1) Here is a king who did not have the courage to confront his own Judean officers in public (“Behold he is in your hands, the king can do nothing against you.” 38:5, 24) and yet is bold in private when there is no cost (38:14). His concern for his safety also helps preserve Jeremiah’s safety. The ways of the Lord are marvelous.

2) The king’s message was true, as far as it went, but it didn’t tell the whole story. It was a partial truth. It concealed the most important facts, like, “Surrender to the Chaldeans.”

3) Here is a wonderful example of the Lord placing his people in critical public positions in a degenerate society in order to preserve His people. Ebed-melech, a foreigner from Ethiopia, saves the life of our great prophet. (38:9-13)

4) Jeremiah says twice (three times if one counts Lamentations 3) in this episode that he is afraid to be imprisoned, tortured and die (37:20; 38:15). Here is another example of biblical honesty of real emotions.

5) While Jeremiah obeys the Judean King Zedekiah’s “instructions” and only tells a partial truth, Jeremiah is earlier concerned about the truth for himself for he shouts to the imprisoning Judean officials that they are “lying” about the charge of his treason (37:14).
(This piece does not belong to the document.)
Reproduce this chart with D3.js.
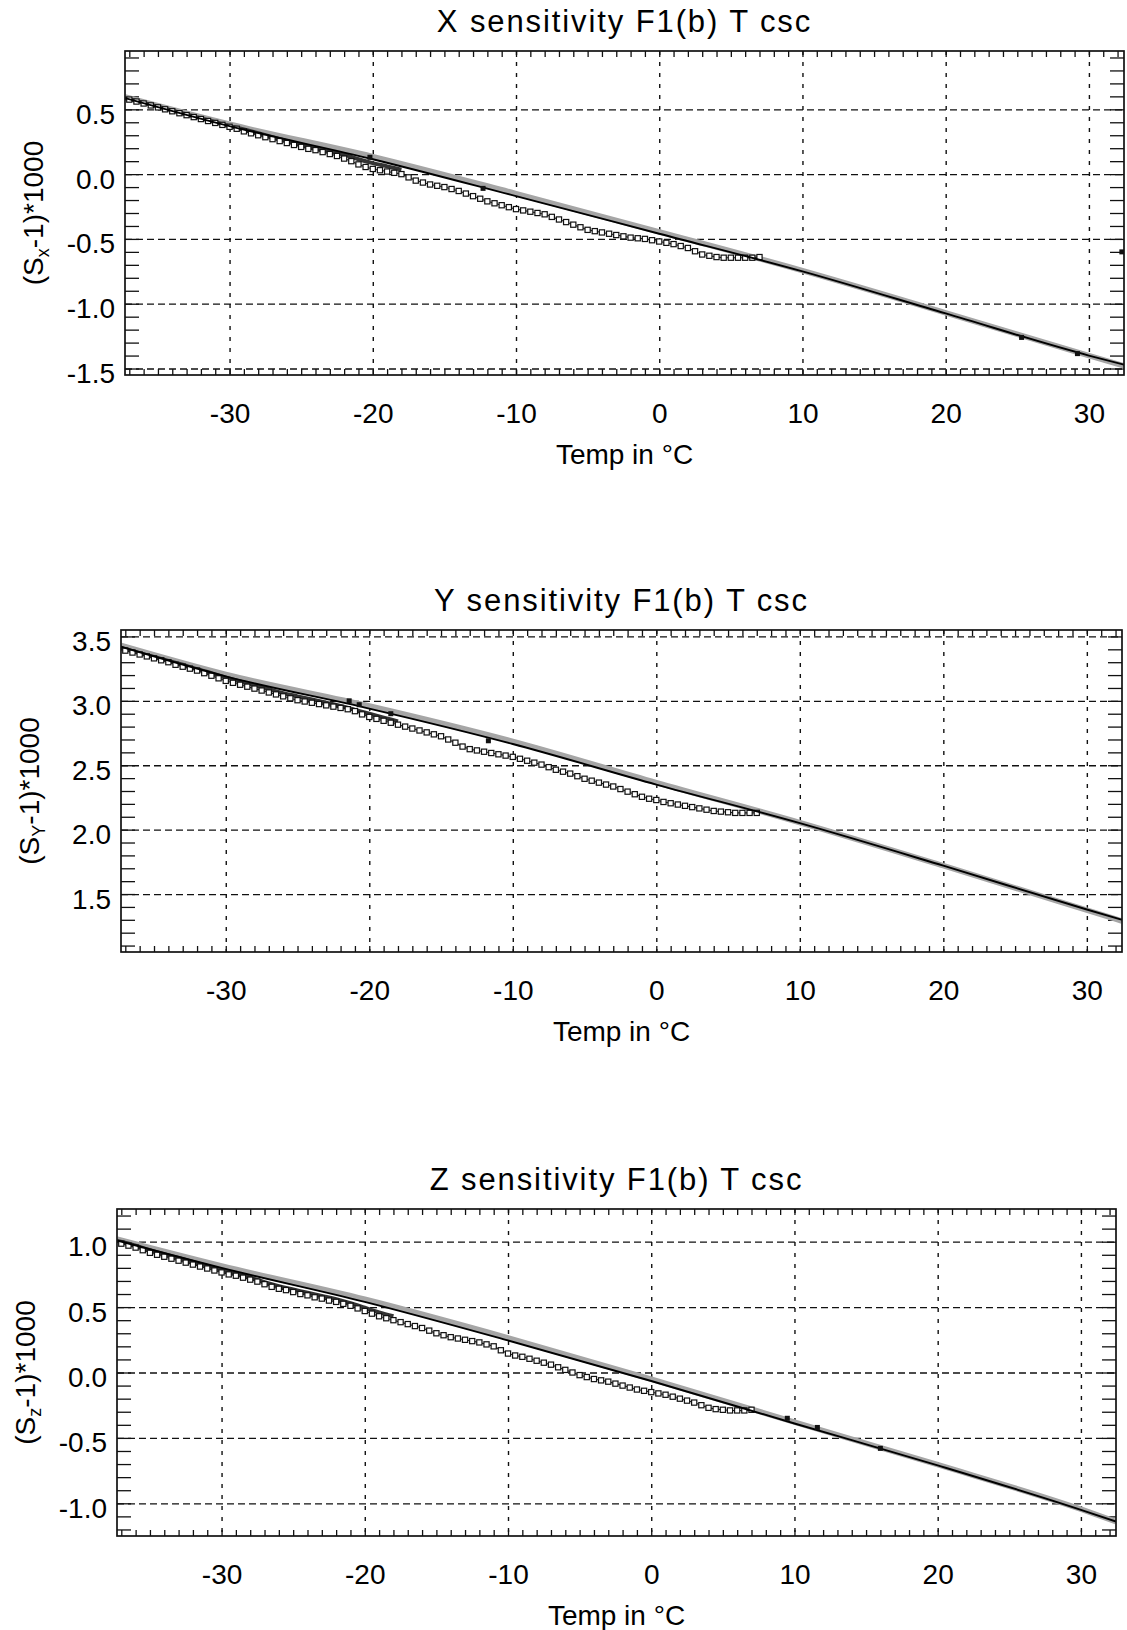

6) Playing the same note, King Zedekiah is concerned about the whole truth told to him and doesn’t want any partial truth! (“Do not hide anything from me.” (38:14)!

7) We have Zedekiah’s officials giving him disastrous war advice about not surrendering to the Chaldeans and thus saving the lives of inhabitants in Jerusalem (38:4). Shade of Rehoboams’ bad advice from his “close friends” (38: 22; 1 Kings 12:8).

So what we have here is a frightened Jeremiah following the orders of his sovereign to tell other members of his tribe (Judea) only a partial truth. What are we Christians to make of this story?

1) Christian journalist, once again a partial truth is being told by a hero of our faith. Only this time, God’s honor is not at stake but rather the wishes of a king. If a government official tells us to tell only a partial truth to our neighbors is it okay? Judea is not at war with her own people, yet to save his life (and maybe the king’s), Jeremiah conceals the whole truth. Is it the same as lying to the enemy, the Babylonians? Yet, the Judean officials who had wrongly imprisoned Jeremiah would imprison him again if they knew what Jeremiah’s whole message was to King Zedekiah. Since a breakdown in the relationship between Jeremiah, King Zedekiah and the Judean officials occurred, normal communication candor between them is not to be expected so it doesn’t make any difference if they are warring with another state. This example is unique in that the conditions are not warfare between two warring parties but internal bickering, false accusations and the real threat of an unjust death within the same community. If we are reporters in the court of Zedekiah and we uncover the concealment, we do not have the obligation to report it to the public.

2) We have an obligation not to report everything we know, even when it is confirmed. The public does not always have the right to know everything that we know. We need to know when to report and when to be silent.

3) Christian journalist, you would have the obligation to flesh out the motivation and background of Ebed-melech. Why would he get involved in this inter-tribal conflict?